The United States has developed as a world leader through the genius and hard work of its scientists, engineers, and innovators ("Science, Technology, Engineering and Math: Education for Global Leadership"). Science, technology, engineering and mathematics workers play a key role in the sustained growth of the United States economy (Langdon et al., 2011, p.1). As is well known, Science, Technology, Engineering and Mathematics (STEM) is a term used to group together these branches of knowledges. By 2018, the United States of America will have more than 1.2 million job openings in STEM-related fields (U.S. Department of Labor) as there is likely to be a significant shortage of qualified graduates to fill them ("The Focus on STEM Education"). In this sense, any country in the world must pay attention to the development of education in STEM-related fields because the development of science and technology affects its economy.

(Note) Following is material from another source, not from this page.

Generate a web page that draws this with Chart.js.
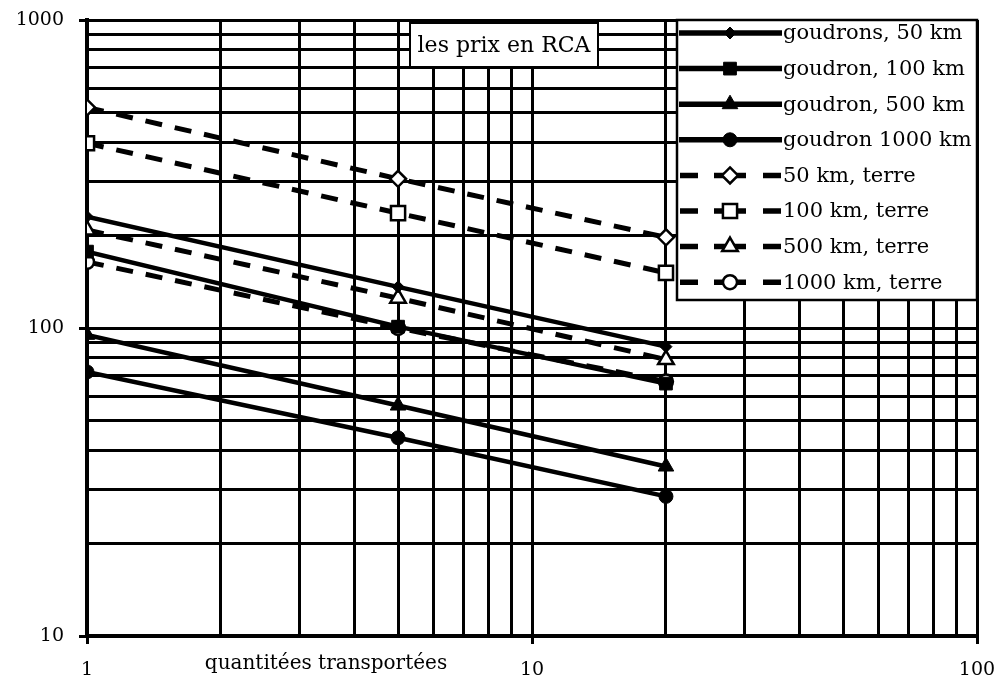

Physics is a fundamental natural science, which uses sophisticated mathematical apparatus. Learners must have a high level of abstract thinking for the assimilation of Physics. In this sence, "scientists and science educators express concern about science literacy frequently" (McPherson, 2001, p.24) . Therefore, "there is a need to invest in professional development to equip teachers with the necessary skills both in implementing and assessing inquiry learning" (Gregorio, 2015, p.62). It is necessary to find learning methods, which will facilitate the understanding of educational material by students.

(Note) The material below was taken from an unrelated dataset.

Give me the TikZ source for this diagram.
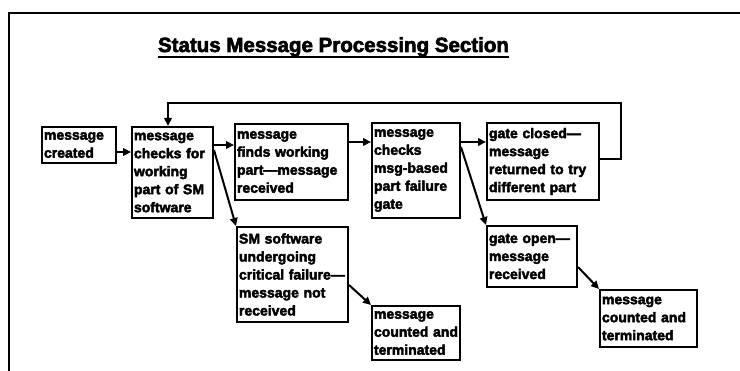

Ortega et al. (2015) argued that argumentation in science is one of the responsibilities to be assumed explicitly in science teaching and learning. In this context, models in teaching help learners to generate personal mental models (Chittleborough and Treagust, 2009, p.13). Visual models facilitate the formation of students' abstract thinking (Hadar and Hadar , 2007). Archer and Ng (2016) proved that integration scientific inquiry with math modeling "reinforces concepts, clears up misconceptions, and increases the ability to apply concepts in real life situations" (p. 55).

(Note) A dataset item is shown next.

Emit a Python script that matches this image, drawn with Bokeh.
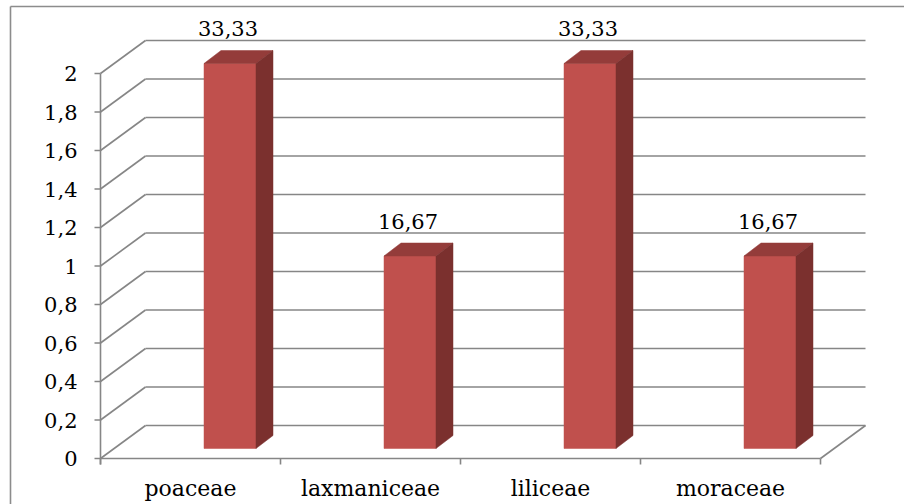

The modeling method is topical for STEM education. The use of models in science teaching provides a base level of understanding for scientific concepts (Rogers et al., 2000; Harrison and De Jong, 2005; Orgill et al., 2015; Shahan and Jenkinson, 2016; Kiray, 2016 ). The use of 2-and 3-D models in mathematics teaching was indicated by Weinburgh and Silva (2011). Schwartz and Skjold (2012) described the instruction and effectiveness of teaching about the nature of scientific models in the context of an undergraduate science course for future elementary and middle school teachers. The importance of mathematical modeling for STEM education was proved by Kertil and Gurel (2016).

But unfortunately models are used very narrowly by most teachers ("Models and Modeling: An Introduction", 2015, p.3) . On this view, Aktan (2013) said that "pre-service science teachers should engage in more modeling activities and gain more modeling experiences throughout their training programs to improve their content knowledge of models and modeling " (p. 398). The aim of article is to prove the advisability of using the learning models in physics teaching for improving the students' understanding of educational material.